Code Example: Searching in a Hash Table (Pseudocode)
FUNCTION search_hash_table(table, item)
index = HASH_FUNCTION(item) // Calculate hash index
IF table[index] EQUALS item
RETURN True
ELSE
RETURN False // Handle collisions (optional)
- Explanation:
- Apply a hash function (HASH_FUNCTION) to the item to get an index.
- Check if the element at table[index] matches the item.
- Return True if found, False otherwise. (Optionally handle collisions if using chaining or probing).
Code Example: Searching in a Binary Search Tree (Pseudocode)
FUNCTION search_bst(node, item)
IF node IS NULL OR node.data EQUALS item
RETURN node
ELSE IF item < node.data
RETURN search_bst(node.left, item) // Search left subtree
ELSE
RETURN search_bst(node.right, item) // Search right subtree
- Explanation:
- If the current node is null or its data matches the item, return the node.

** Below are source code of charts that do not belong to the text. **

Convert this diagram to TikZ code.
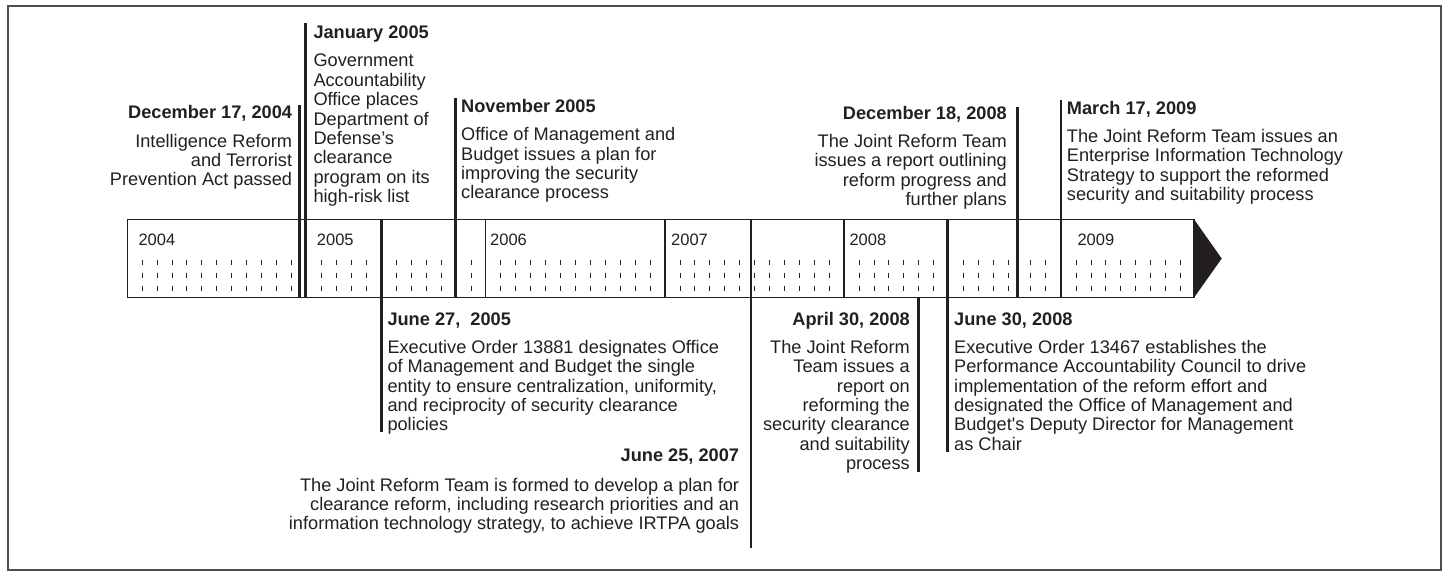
\documentclass[tikz,border=0pt]{standalone}
\usepackage{fontspec}
\setmainfont{Liberation Sans}
\definecolor{ink}{HTML}{231F20}
\newcommand{\bodyfont}{\fontsize{18.2}{19.4}\selectfont}
\newcommand{\yearfont}{\fontsize{16.5}{19}\selectfont}
\begin{document}
\begin{tikzpicture}[x=1pt,y=-1pt,
  evtext/.style={inner sep=0pt, text=ink, font=\bodyfont},
  yearlbl/.style={inner sep=0pt, text=ink, font=\yearfont, anchor=base west},
  evline/.style={draw=ink, line width=2.6pt},
  divline/.style={draw=ink, line width=1.4pt},
  barbox/.style={draw=ink, line width=1.5pt},
  tickmark/.style={draw=ink, line width=0.9pt},
  framebox/.style={draw=ink!80, line width=1.3pt}]
\useasboundingbox (0,0) rectangle (1449,576);
\draw[framebox] (8,6) rectangle (1441,570);

% timeline bar and arrow head
\coordinate (barNW) at (127.3,219.3);
\coordinate (barSE) at (1194,297.7);
\draw[barbox] (barNW) rectangle (barSE);
\coordinate (arrTop) at (1194,219.3);
\coordinate (arrTip) at (1221.7,258.5);
\coordinate (arrBot) at (1194,297.7);
\fill[ink] (arrTop) -- (arrTip) -- (arrBot) -- cycle;

% year dividers
\foreach \x in {485.3,665,844}
  \draw[divline] (\x,219.3) -- (\x,297.7);

% month ticks
\foreach \x in {142.3,157.2,172.1,186.9,201.8,216.7,231.6,246.5,261.3,276.2,291.1,
  321.2,336.2,351.2,366.2,396.2,411.2,426.2,441.2,471,
  500.7,515.6,530.6,545.5,560.4,575.4,590.3,605.2,620.1,635.1,650,
  680,694.8,709.7,724.5,739.3,754.5,769.4,784.3,799.2,814.1,829,
  859,874,888.9,903.8,918.6,933.5,963.3,978.3,993.3,1008.3,1030.7,1045.7,
  1076,1091,1105.9,1120.8,1135.8,1150.7,1165.7,1180.7}
  \foreach \y in {262.5,275.5,288.5}
    \draw[tickmark] (\x,\y-2.8) -- (\x,\y+2.8);

% year labels
\node[yearlbl] (y2004) at (138.3,245) {2004};
\node[yearlbl] (y2005) at (316.7,245) {2005};
\node[yearlbl] (y2006) at (490,245) {2006};
\node[yearlbl] (y2007) at (671,245) {2007};
\node[yearlbl] (y2008) at (849.3,245) {2008};
\node[yearlbl] (y2009) at (1077.3,245) {2009};

% event lines
\draw[evline] (299.3,105) -- (299.3,297.7);
\draw[evline] (305.7,23) -- (305.7,297.7);
\draw[evline] (455.5,98) -- (455.5,297.7);
\draw[evline] (1017.3,107) -- (1017.3,297.7);
\draw[evline] (1061,100) -- (1061,297.7);
\draw[evline] (381.7,219.3) -- (381.7,431.7);
\draw[evline] (751,219.3) -- (751,548);
\draw[evline] (918.5,297.7) -- (918.5,472);
\draw[evline] (947.7,219.3) -- (947.7,452);

% event texts above
\node[evtext, anchor=base east] (e1) at (292.3,118.7) {\begin{tabular}[t]{@{}r@{}}
\bfseries December 17, 2004\\[8.9pt]
Intelligence Reform\\ and Terrorist\\ Prevention Act passed\end{tabular}};
\node[evtext, anchor=base west] (e2) at (313.3,38.5) {\begin{tabular}[t]{@{}l@{}}
\bfseries January 2005\\[8.9pt]
Government\\ Accountability\\ Office places\\ Department of\\ Defense's\\ clearance\\ program on its\\ high-risk list\end{tabular}};
\node[evtext, anchor=base west] (e3) at (461,112.3) {\begin{tabular}[t]{@{}l@{}}
\bfseries November 2005\\[8.9pt]
Office of Management and\\ Budget issues a plan for\\ improving the security\\ clearance process\end{tabular}};
\node[evtext, anchor=base east] (e4) at (1007,119) {\begin{tabular}[t]{@{}r@{}}
\bfseries December 18, 2008\\[8.9pt]
The Joint Reform Team\\ issues a report outlining\\ reform progress and\\ further plans\end{tabular}};
\node[evtext, anchor=base west] (e5) at (1066.7,114) {\begin{tabular}[t]{@{}l@{}}
\bfseries March 17, 2009\\[8.9pt]
The Joint Reform Team issues an\\ Enterprise Information Technology\\ Strategy to support the reformed\\ security and suitability process\end{tabular}};

% event texts below
\node[evtext, anchor=base west] (e6) at (387.3,325) {\begin{tabular}[t]{@{}l@{}}
\bfseries June 27,\ \ 2005\\[8.9pt]
Executive Order 13881 designates Office\\ of Management and Budget the single\\ entity to ensure centralization, uniformity,\\ and reciprocity of security clearance\\ policies\end{tabular}};
\node[evtext, anchor=base east] (e7) at (739.3,461.7) {\begin{tabular}[t]{@{}r@{}}
\bfseries June 25, 2007\\[10pt]
The Joint Reform Team is formed to develop a plan for\\ clearance reform, including research priorities and an\\ information technology strategy, to achieve IRTPA goals\end{tabular}};
\node[evtext, anchor=base east] (e8) at (910,325) {\begin{tabular}[t]{@{}r@{}}
\bfseries April 30, 2008\\[8.9pt]
The Joint Reform\\ Team issues a\\ report on\\ reforming the\\ security clearance\\ and suitability\\ process\end{tabular}};
\node[evtext, anchor=base west] (e9) at (954,325) {\begin{tabular}[t]{@{}l@{}}
\bfseries June 30, 2008\\[8.9pt]
Executive Order 13467 establishes the\\ Performance Accountability Council to drive\\ implementation of the reform effort and\\ designated the Office of Management and\\ Budget\textquotesingle s Deputy Director for Management\\ as Chair\end{tabular}};
\end{tikzpicture}
\end{document}
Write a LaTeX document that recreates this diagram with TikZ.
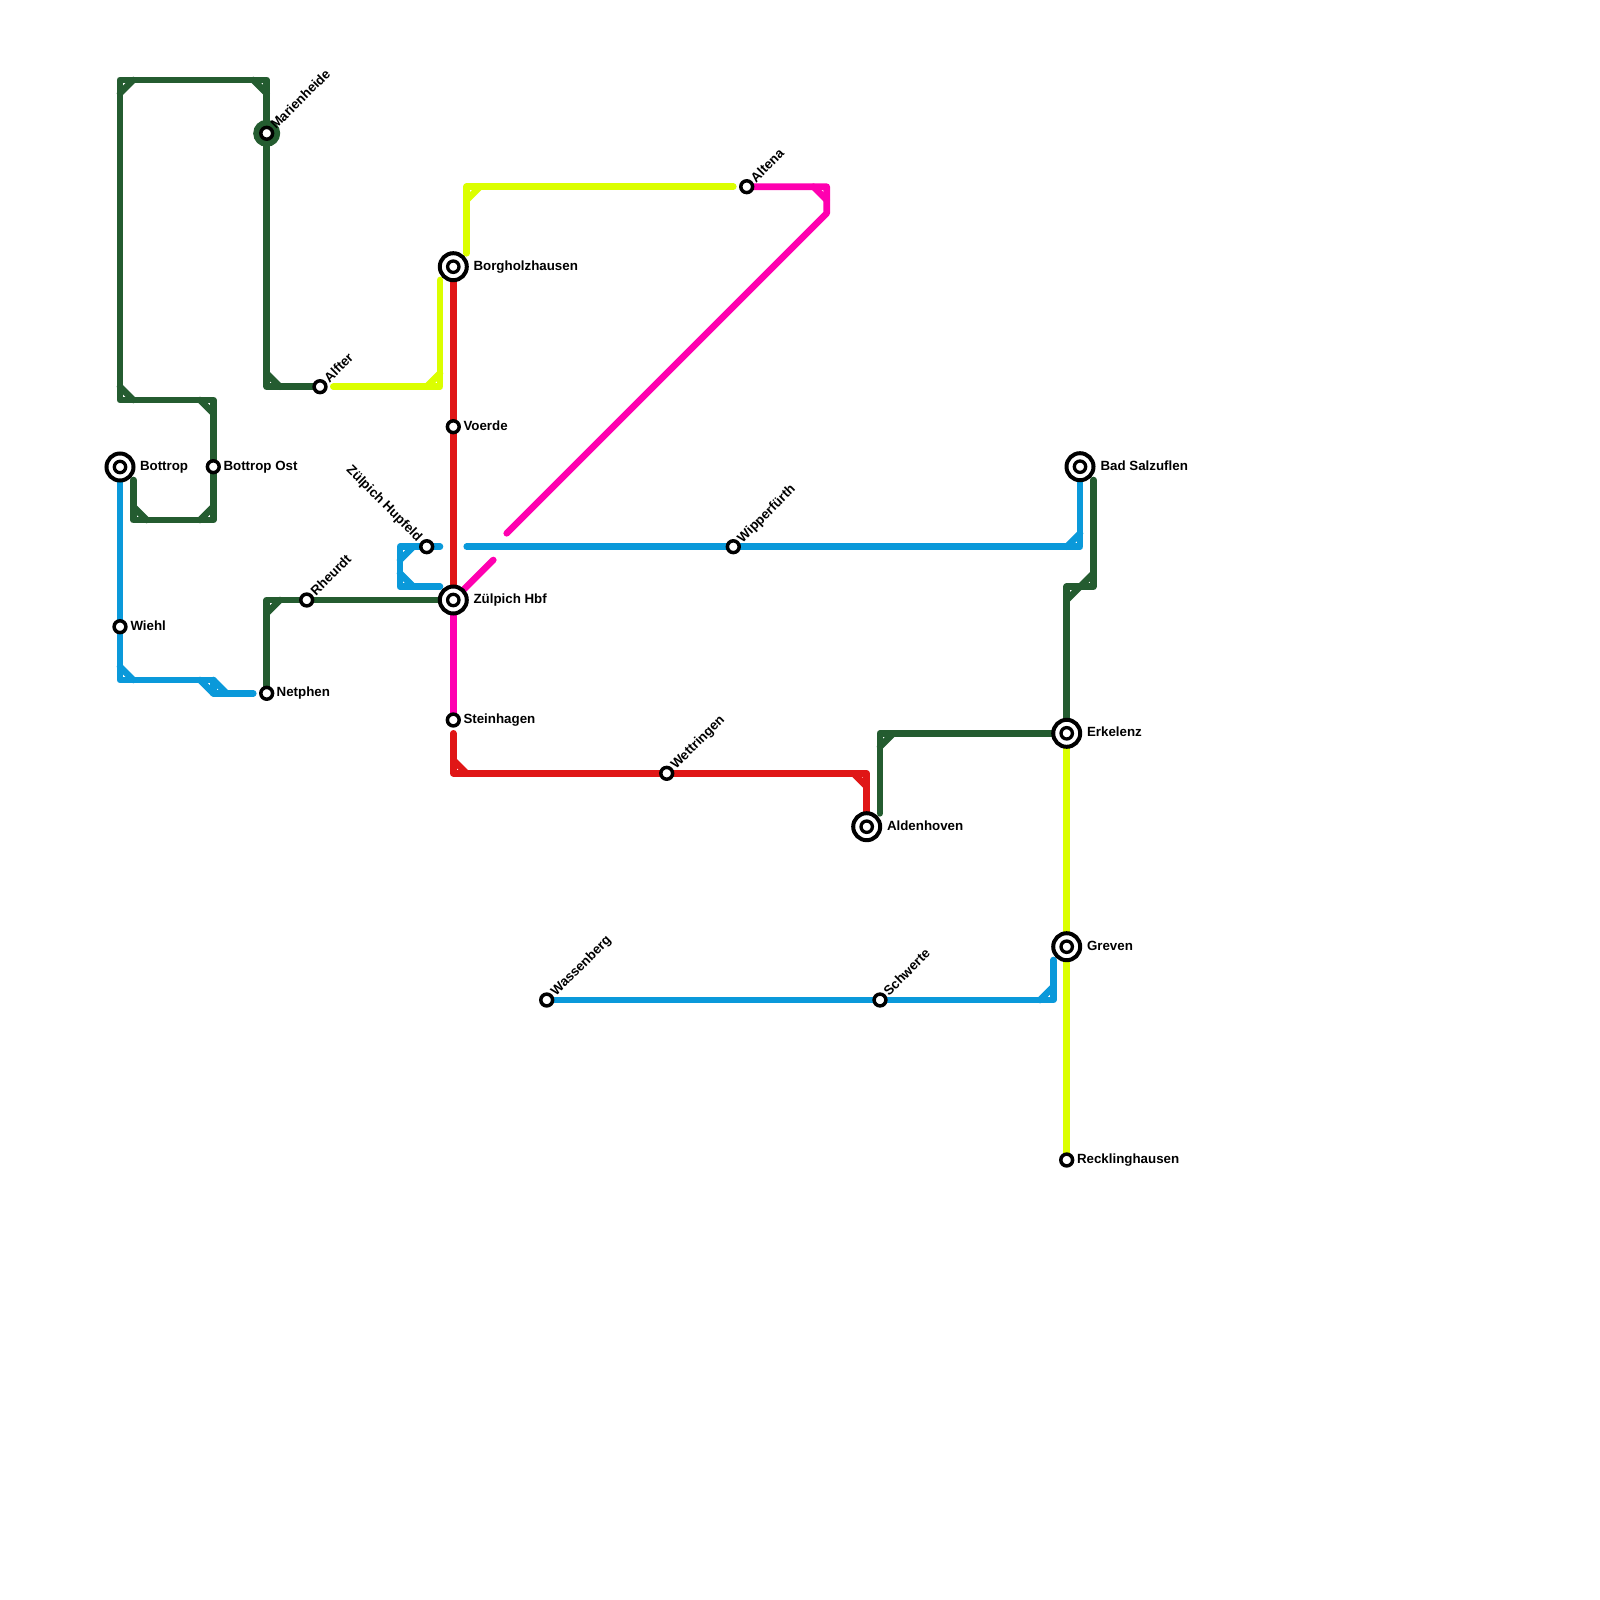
\documentclass[tikz,border=0pt]{standalone}
\usepackage{fontspec}
\setmainfont{Liberation Sans}
\usetikzlibrary{calc}
\pgfdeclarelayer{lines}
\pgfsetlayers{lines,main}
\definecolor{lgreen}{HTML}{245C30}
\definecolor{lblue}{HTML}{0A99DA}
\definecolor{lred}{HTML}{E01616}
\definecolor{lpink}{HTML}{FF00B0}
\definecolor{lyellow}{HTML}{DBFF00}
\tikzset{
  x=1pt,y=-1pt,
  metro/.style={line width=6.6pt,line cap=round,line join=round},
  stn/.style={circle,draw=black,fill=white,line width=3.5pt,minimum size=11.8pt,inner sep=0pt,outer sep=0pt},
  hub/.style={circle,draw=black,fill=white,line width=4pt,minimum size=27pt,inner sep=0pt,outer sep=0pt,
    path picture={\draw[line width=3.3pt,black,fill=white] (path picture bounding box.center) circle[radius=5.7pt];}},
  greenhub/.style={circle,draw=lgreen,fill=lgreen,line width=1pt,minimum size=26pt,inner sep=0pt,outer sep=0pt,
    path picture={\draw[line width=3.5pt,black,fill=white] (path picture bounding box.center) circle[radius=5.9pt];}},
  lbl/.style={font=\bfseries\fontsize{13.33}{15}\selectfont,text=black,inner sep=0pt,outer sep=0pt,anchor=base west},
  lblup/.style={lbl,rotate=45},
  lbldown/.style={font=\bfseries\fontsize{13.33}{15}\selectfont,text=black,inner sep=0pt,outer sep=0pt,anchor=base east,rotate=-45},
}
\newcommand{\chord}[4]{\draw[metro,#1] ($(#2)+(#3)$) -- ($(#2)+(#4)$);}
\begin{document}
\begin{tikzpicture}
\useasboundingbox (0,0) rectangle (1600,1600);
% stations
\node[hub] (bottrop) at (120,467) {};
\node[greenhub] (marien) at (266.7,133.3) {};
\node[stn] (bottost) at (213.3,466.7) {};
\node[stn] (wiehl) at (120,626.7) {};
\node[stn] (netphen) at (266.7,693.3) {};
\node[stn] (rheurdt) at (306.7,600) {};
\node[stn] (alfter) at (320,386.7) {};
\node[stn] (hupfeld) at (426.7,546.7) {};
\node[hub] (hbf) at (453.3,600) {};
\node[hub] (borg) at (453.3,266.7) {};
\node[stn] (voerde) at (453.3,426.7) {};
\node[stn] (stein) at (453.3,720) {};
\node[stn] (wassen) at (546.7,1000) {};
\node[stn] (wett) at (666.7,773.3) {};
\node[stn] (altena) at (746.7,186.7) {};
\node[stn] (wipper) at (733.3,546.7) {};
\node[stn] (schwerte) at (880,1000) {};
\node[hub] (alden) at (866.7,826.7) {};
\node[hub] (erkelenz) at (1066.7,733.3) {};
\node[hub] (greven) at (1066.7,946.7) {};
\node[stn] (reck) at (1066.7,1160) {};
\node[hub] (salz) at (1080,466.7) {};
% labels
\node[lbl] (t1) at (140,470) {Bottrop};
\node[lbl] (t2) at (223.5,470) {Bottrop Ost};
\node[lbl] (t3) at (130.5,630) {Wiehl};
\node[lbl] (t4) at (276.7,696.6) {Netphen};
\node[lbl] (t5) at (473.5,270) {Borgholzhausen};
\node[lbl] (t6) at (463.5,430) {Voerde};
\node[lbl] (t7) at (473.5,603.3) {Zülpich Hbf};
\node[lbl] (t8) at (463.5,723.3) {Steinhagen};
\node[lbl] (t9) at (887,830) {Aldenhoven};
\node[lbl] (t10) at (1087,736.6) {Erkelenz};
\node[lbl] (t11) at (1087,950) {Greven};
\node[lbl] (t12) at (1077,1163.3) {Recklinghausen};
\node[lbl] (t13) at (1100.5,470) {Bad Salzuflen};
\node[lblup] (t14) at (276,130) {Marienheide};
\node[lblup] (t15) at (316,596.5) {Rheurdt};
\node[lblup] (t16) at (329.5,383) {Alfter};
\node[lblup] (t17) at (556,996.5) {Wassenberg};
\node[lblup] (t18) at (676,769.8) {Wettringen};
\node[lblup] (t19) at (756,183) {Altena};
\node[lblup] (t20) at (742.6,543.2) {Wipperfürth};
\node[lblup] (t21) at (889,996.5) {Schwerte};
\node[lbldown] (t22) at (417,542) {Zülpich Hupfeld};
% free ends and corners
\coordinate (ga) at (266.7,80);
\coordinate (gb) at (120,80);
\coordinate (gc) at (120,400);
\coordinate (gd) at (213.3,400);
\coordinate (ge) at (213.3,520);
\coordinate (gf) at (133.3,520);
\coordinate (gg) at (133.3,480);
\coordinate (gh) at (266.7,386.7);
\coordinate (gi) at (266.7,600);
\coordinate (gj) at (1093.3,480);
\coordinate (gk) at (1093.3,586.7);
\coordinate (gl) at (1066.7,586.7);
\coordinate (gm) at (880,733.3);
\coordinate (gn) at (880,813.3);
\coordinate (ba) at (120,680);
\coordinate (bb) at (213.3,680);
\coordinate (bc) at (213.3,693.3);
\coordinate (bd) at (253.3,693.3);
\coordinate (be) at (440,546.7);
\coordinate (bf) at (400,546.7);
\coordinate (bg) at (400,586.7);
\coordinate (bh) at (440,586.7);
\coordinate (bi) at (466.7,546.7);
\coordinate (bj) at (1080,546.7);
\coordinate (bk) at (1053.3,1000);
\coordinate (bl) at (1053.3,960);
\coordinate (ya) at (333.3,386.7);
\coordinate (yb) at (440,386.7);
\coordinate (yc) at (440,280);
\coordinate (yd) at (466.7,253.3);
\coordinate (ye) at (466.7,186.7);
\coordinate (yf) at (733.3,186.7);
\coordinate (ra) at (453.3,733.3);
\coordinate (rb) at (453.3,773.3);
\coordinate (rc) at (866.7,773.3);
\coordinate (pa) at (493.3,560);
\coordinate (pb) at (506.7,533.3);
\coordinate (pc) at (826.7,213.3);
\coordinate (pd) at (826.7,186.7);
\begin{pgfonlayer}{lines}
% green
\draw[metro,lgreen] (marien) -- (ga) -- (gb) -- (gc) -- (gd) -- (bottost) -- (ge) -- (gf) -- (gg);
\chord{lgreen}{ga}{-13.3,0}{0,13.3}
\chord{lgreen}{gb}{13.3,0}{0,13.3}
\chord{lgreen}{gc}{0,-13.3}{13.3,0}
\chord{lgreen}{gd}{-13.3,0}{0,13.3}
\chord{lgreen}{ge}{0,-13.3}{-13.3,0}
\chord{lgreen}{gf}{0,-13.3}{13.3,0}
\draw[metro,lgreen] (marien) -- (gh) -- (alfter);
\chord{lgreen}{gh}{0,-13.3}{13.3,0}
\draw[metro,lgreen] (netphen) -- (gi) -- (rheurdt) -- (hbf);
\chord{lgreen}{gi}{0,13.3}{13.3,0}
\draw[metro,lgreen] (gj) -- (gk) -- (gl) -- (erkelenz);
\chord{lgreen}{gk}{0,-13.3}{-13.3,0}
\chord{lgreen}{gl}{13.3,0}{0,13.3}
\draw[metro,lgreen] (erkelenz) -- (gm) -- (gn);
\chord{lgreen}{gm}{13.3,0}{0,13.3}
% blue
\draw[metro,lblue] (bottrop) -- (wiehl) -- (ba) -- (bb) -- (bc) -- (bd);
\chord{lblue}{ba}{0,-13.3}{13.3,0}
\chord{lblue}{bb}{-13.3,0}{0,13.3}
\chord{lblue}{bc}{0,-13.3}{13.3,0}
\draw[metro,lblue] (be) -- (hupfeld) -- (bf) -- (bg) -- (bh);
\chord{lblue}{bf}{13.3,0}{0,13.3}
\chord{lblue}{bg}{0,-13.3}{13.3,0}
\draw[metro,lblue] (bi) -- (wipper) -- (bj) -- (salz);
\chord{lblue}{bj}{-13.3,0}{0,-13.3}
\draw[metro,lblue] (wassen) -- (schwerte) -- (bk) -- (bl);
\chord{lblue}{bk}{-13.3,0}{0,-13.3}
% yellow
\draw[metro,lyellow] (reck) -- (greven) -- (erkelenz);
\draw[metro,lyellow] (ya) -- (yb) -- (yc);
\chord{lyellow}{yb}{-13.3,0}{0,-13.3}
\draw[metro,lyellow] (yd) -- (ye) -- (yf);
\chord{lyellow}{ye}{13.3,0}{0,13.3}
% red
\draw[metro,lred] (borg) -- (voerde) -- (hbf);
\draw[metro,lred] (ra) -- (rb) -- (wett) -- (rc) -- (alden);
\chord{lred}{rb}{0,-13.3}{13.3,0}
\chord{lred}{rc}{-13.3,0}{0,13.3}
% magenta
\draw[metro,lpink] (hbf) -- (stein);
\draw[metro,lpink] (hbf) -- (pa);
\draw[metro,lpink] (pb) -- (pc) -- (pd) -- (altena);
\chord{lpink}{pd}{-13.3,0}{0,13.3}
\end{pgfonlayer}
\end{tikzpicture}
\end{document}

- If the item is smaller than the current node's data, recursively search the left subtree.
- If the item is larger, recursively search the right subtree.
Conclusion
- Key takeaways:
- Different data structures offer different search performance.
- Choosing the right data structure is crucial for efficient searching.
- Understanding time and space complexity helps analyze algorithms.